On Jan 4, Evan Williams, co-founder of Twitter, and founder and CEO of Medium, announced some major changes at Medium:
Our vision, when we started in 2012, was ambitious: To build a platform that defined a new model for media on the internet. (…) “The current system causes increasing amounts of misinformation…and pressure to put out more content more cheaply — depth, originality, or quality be damned. It’s unsustainable and unsatisfying for producers and consumers alike….We need a new model.”
Upon further reflection, it’s clear that the broken system is ad-driven media on the internet. It simply doesn’t serve people. In fact, it’s not designed to. In fact, it’s not designed to. The vast majority of articles, videos, and other “content” we all consume on a daily basis is paid for — directly or indirectly — by corporations who are funding it in order to advance their goals. And it is measured, amplified, and rewarded based on its ability to do that. Period. As a result, we get…well, what we get. And it’s getting worse.
So, we are shifting our resources and attention to defining a new model for writers and creators to be rewarded, based on the value they’re creating for people.
That’s great, setting aside the fact that the strategic pivot means they are firing 50 people and have upset many Medium’s publishing partners, caught by surprise by the announcement.
I would say that reactions to Ev’s announcement have been split between two contradictory feelings:
- Of respect toward Ev’s decision: Someone had to say this, and act in consequence.
- Of surprise and disbelief: Why, and why now? It is not credible that Ev had suddenly lost faith in advertising because he has realized that the ad-driven business model is dishonest and distorting. He must have known it for a long time as a major shareholder of Twitter.
There is also general scepticism about the possibility to find such a new “transformational” business model.
Wut? Five years is not enough time to think about how we should make any money in a way congruent with our founding values? That just doesn’t compute. (David Heinemeier Hansson, “Venture capital is going to murder Medium”)
too many Valley companies intent on fixing broken models think incumbent companies are using broken models because they’re idiots and not because the problems are not easily solved. (Elizabeth Spiers, “Medium and There Is Only R”)
No business model that involves selling content can get around a fundamental fact: Content can only be consistently good if its creators can make a living from it. (Leonid Bershidsky, “Why Medium Failed to Disrupt the Media”)
In fact, Ev has been completely opaque:
It is too soon to say exactly what this will look like.
And here is where the whole thing gets really interesting. Such a model must surely exist. For years I have believed (and preached) that sooner or later new business models would populate and advance the digital economy, that advertising would have played a key role in igniting it—and there were good reasons for it to play such a key role—but in the future it would not be a completely dominant role; that an economy and a society where all our “knowledge” is supported by advertising, would be unsustainable. So far this has not happened… unless we turn our eyes toward the east to see what’s happening with Chinese digital me-too’s.
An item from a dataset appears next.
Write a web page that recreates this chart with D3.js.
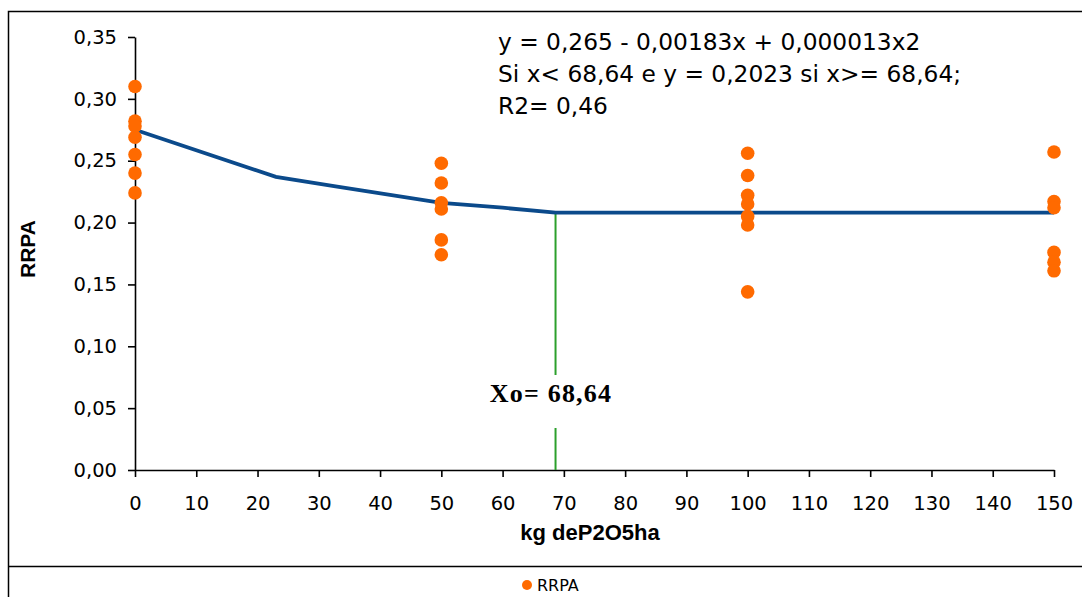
<!DOCTYPE html>
<html>
<head>
<meta charset="utf-8">
<script src="https://cdn.jsdelivr.net/npm/d3@7"></script>
<style>
  html, body { margin: 0; padding: 0; background: #fff; }
  svg { display: block; }
</style>
</head>
<body>
<svg id="chart" width="1082" height="597"></svg>
<script>
// Observed RRPA per P2O5 dose (kg/ha)
const dose0   = [0.310, 0.282, 0.278, 0.269, 0.255, 0.240, 0.224];
const dose50  = [0.248, 0.232, 0.216, 0.211, 0.186, 0.174];
const dose100 = [0.256, 0.238, 0.222, 0.215, 0.205, 0.198, 0.144];
const dose150 = [0.257, 0.217, 0.212, 0.176, 0.168, 0.161];
const doses   = [0, 50, 100, 150];

// Fitted quadratic-plateau response curve
const fitX = [0, 23, 33, 50, 60, 68.64, 150];
const fitY = [0.275, 0.237, 0.229, 0.216, 0.212, 0.208, 0.208];
const breakpoint = 68.64;

const yTicks = [0, 0.05, 0.10, 0.15, 0.20, 0.25, 0.30, 0.35];
const xTicks = [0, 10, 20, 30, 40, 50, 60, 70, 80, 90, 100, 110, 120, 130, 140, 150];

const equationLines = [
  "y = 0,265 - 0,00183x + 0,000013x2",
  "Si x< 68,64 e y = 0,2023 si x>= 68,64;",
  "R2= 0,46"
];

const svg = d3.select("#chart");
const W = 1082, H = 597;

const x = d3.scaleLinear().domain([0, 150]).range([135, 1054]);
const y = d3.scaleLinear().domain([0, 0.35]).range([470, 37]);

const fmt = v => d3.format(".2f")(v).replace(".", ",");

// Outer frame and legend separator
svg.append("path")
  .attr("d", `M8.5,${H} V11.5 H${W}`)
  .attr("fill", "none").attr("stroke", "#000").attr("stroke-width", 1.5);
svg.append("line")
  .attr("x1", 8).attr("x2", W).attr("y1", 566.5).attr("y2", 566.5)
  .attr("stroke", "#000").attr("stroke-width", 1.5);

// Axes
const yAxis = svg.append("g")
  .attr("transform", "translate(135,0)")
  .call(d3.axisLeft(y).tickValues(yTicks).tickFormat(fmt).tickSize(7).tickSizeOuter(0).tickPadding(11));
const xAxis = svg.append("g")
  .attr("transform", "translate(0,470)")
  .call(d3.axisBottom(x).tickValues(xTicks).tickFormat(d3.format("d")).tickSize(7).tickSizeOuter(0).tickPadding(19));

[yAxis, xAxis].forEach(g => {
  g.select(".domain").attr("stroke", "#000").attr("stroke-width", 1.6);
  g.selectAll(".tick line").attr("stroke", "#000").attr("stroke-width", 1.6);
  g.selectAll(".tick text")
    .attr("font-family", "'DejaVu Sans', sans-serif")
    .attr("font-size", 19.5).attr("fill", "#000");
});

// Axis titles
svg.append("text")
  .attr("transform", "translate(35,249) rotate(-90)")
  .attr("text-anchor", "middle")
  .attr("font-family", "'Liberation Sans', Arial, sans-serif")
  .attr("font-weight", "bold").attr("font-size", 21)
  .text("RRPA");
svg.append("text")
  .attr("x", 590).attr("y", 540)
  .attr("text-anchor", "middle")
  .attr("font-family", "'Liberation Sans', Arial, sans-serif")
  .attr("font-weight", "bold").attr("font-size", 22)
  .text("kg deP2O5ha");

// Breakpoint marker (vertical line, broken around its label)
const bx = x(breakpoint);
svg.append("line")
  .attr("x1", bx).attr("x2", bx).attr("y1", y(fitY[5])).attr("y2", 375)
  .attr("stroke", "#2ca02c").attr("stroke-width", 2);
svg.append("line")
  .attr("x1", bx).attr("x2", bx).attr("y1", 428).attr("y2", y(0))
  .attr("stroke", "#2ca02c").attr("stroke-width", 2);
svg.append("text")
  .attr("x", 551).attr("y", 402)
  .attr("text-anchor", "middle")
  .attr("font-family", "'Liberation Serif', 'Times New Roman', serif")
  .attr("font-weight", "bold").attr("font-size", 26).attr("letter-spacing", 1.2)
  .text("Xo= " + breakpoint.toFixed(2).replace(".", ","));

// Fitted curve
const line = d3.line().x(d => x(d[0])).y(d => y(d[1]));
svg.append("path")
  .datum(d3.zip(fitX, fitY))
  .attr("d", line)
  .attr("fill", "none").attr("stroke", "#0b4a8b").attr("stroke-width", 3.8);

// Observations
const groups = [dose0, dose50, dose100, dose150];
const pts = [];
groups.forEach((vals, i) => vals.forEach(v => pts.push([doses[i], v])));
svg.append("g").selectAll("circle")
  .data(pts).join("circle")
  .attr("cx", d => x(d[0])).attr("cy", d => y(d[1]))
  .attr("r", 6.8).attr("fill", "#ff6a00");

// Equation text
svg.append("g").selectAll("text")
  .data(equationLines).join("text")
  .attr("x", 498).attr("y", (d, i) => 50 + i * 32)
  .attr("font-family", "'DejaVu Sans', sans-serif")
  .attr("font-size", 23.3).attr("fill", "#000")
  .text(d => d);

// Legend
svg.append("circle").attr("cx", 527).attr("cy", 585).attr("r", 5).attr("fill", "#ff6a00");
svg.append("text")
  .attr("x", 537).attr("y", 591)
  .attr("font-family", "'DejaVu Sans', sans-serif")
  .attr("font-size", 16).attr("fill", "#000")
  .text("RRPA");
</script>
</body>
</html>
If we do it, we can reasonably ask: What if Google and Facebook got it all wrong? What if, after all, Google and Facebook focused on the wrong monetization strategy from a long-term perspective?
The rise of Tencent to the top as China’s most valuable tech company points to a business model that goes beyond ads: direct transactions. Tencent generates the majority of its revenue through enabling direct transactions. While here in Spain and other western countries we’ve been abducted by Facebook’s Whatsapp, nine out of ten people in urban areas in China use Tencent’s WeChat. WeChat application is revolutionising e-commerce, by integrating orders, payments, and customer care.
I do not intend to suggest that Wechat model should be a reference for Medium—or media in general. Far from it. I only want to stress that the fact that western digital economy is so reliant on advertising is not the consequence of a physical or mathematical law. There is life beyond advertising… why not for media?
The main reason ads ended up being dominant in Silicon Valley might have been simply a different starting point.
When Google and Facebook started their monetization efforts, the U.S. already had a sophisticated retail ecosystem with broadly accepted payment options and significant advertising budgets. (…) Not so much in China. The country lacked a comparable retail infrastructure, and the growing middle class didn’t have easy access to many retail options.
We should also carefully look to us ourselves as the ultimate cause of the business models we have. In a thoughtful article, Emily Parker describes her own experience with Parlio to argue why we can’t fix twitter. She realises that we usually complain about the low quality of social media conversations, about trolls, about the lack of meaningful comments, and we say that we want more civil, thoughtful dialogue. But do we really? Given the chance, we die for a flood of Twitter mentions. She sadly concludes: sometimes we get the platforms we deserve.
Nothing new: People always say they want the salad. Then they buy the cheeseburger.
Ev. Williams will need a very good cooker to cook a new Medium. Let’s hope he will not end up simply with a vegan(1) burger!